Europe had appealed to Sylvia from the start, and when she got an offer to stay there awhile she took it. Personal reasons as well made the timing propitious. The first year was great fun. Not as career-oriented as it should have been perhaps, but by now she'd given everything over to the minstrel life. As well as the band tours and solo shows, she explored Europe, wandered alone, learned German, indulged a brief obsession with chess, went to India.
The Is album was recorded in Holland with engineer Gertjan ("Joe"); Barney and Chris had come out from the States and they lived at the studio for a couple weeks in semi-rural seclusion. For once there would be no stress and distractions; on the other hand, being able to step back for some perspective is good too. Chris had to leave unexpectedly mid-project but things were continued. Then came another tour, which also got messed up in the middle, and also continued, but things were starting to fall apart.
Then started a long period of darkness and silence. Eventually came back to the US. That last picture (above right) says enough. Years went by.

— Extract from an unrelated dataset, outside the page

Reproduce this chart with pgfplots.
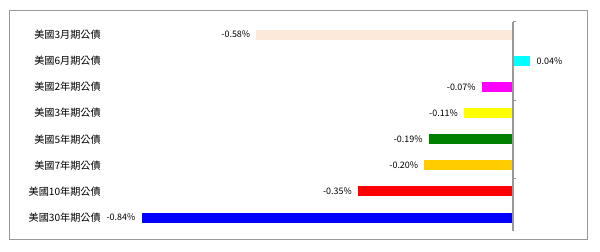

It all started with a feeling. Sylvia, cold and withdrawn and hidden away for years on end, felt something reawaken in her heart. What had been buried and silent could remain buried and silent no more. Yup. So it was. And so she dug out that trusty SG and built back up those rusty chops, and crawled out of her long hibernation. And was well-pleased to find good friends still around, still jamming, and giving her a warm welcome back. Thus the rampage resumes.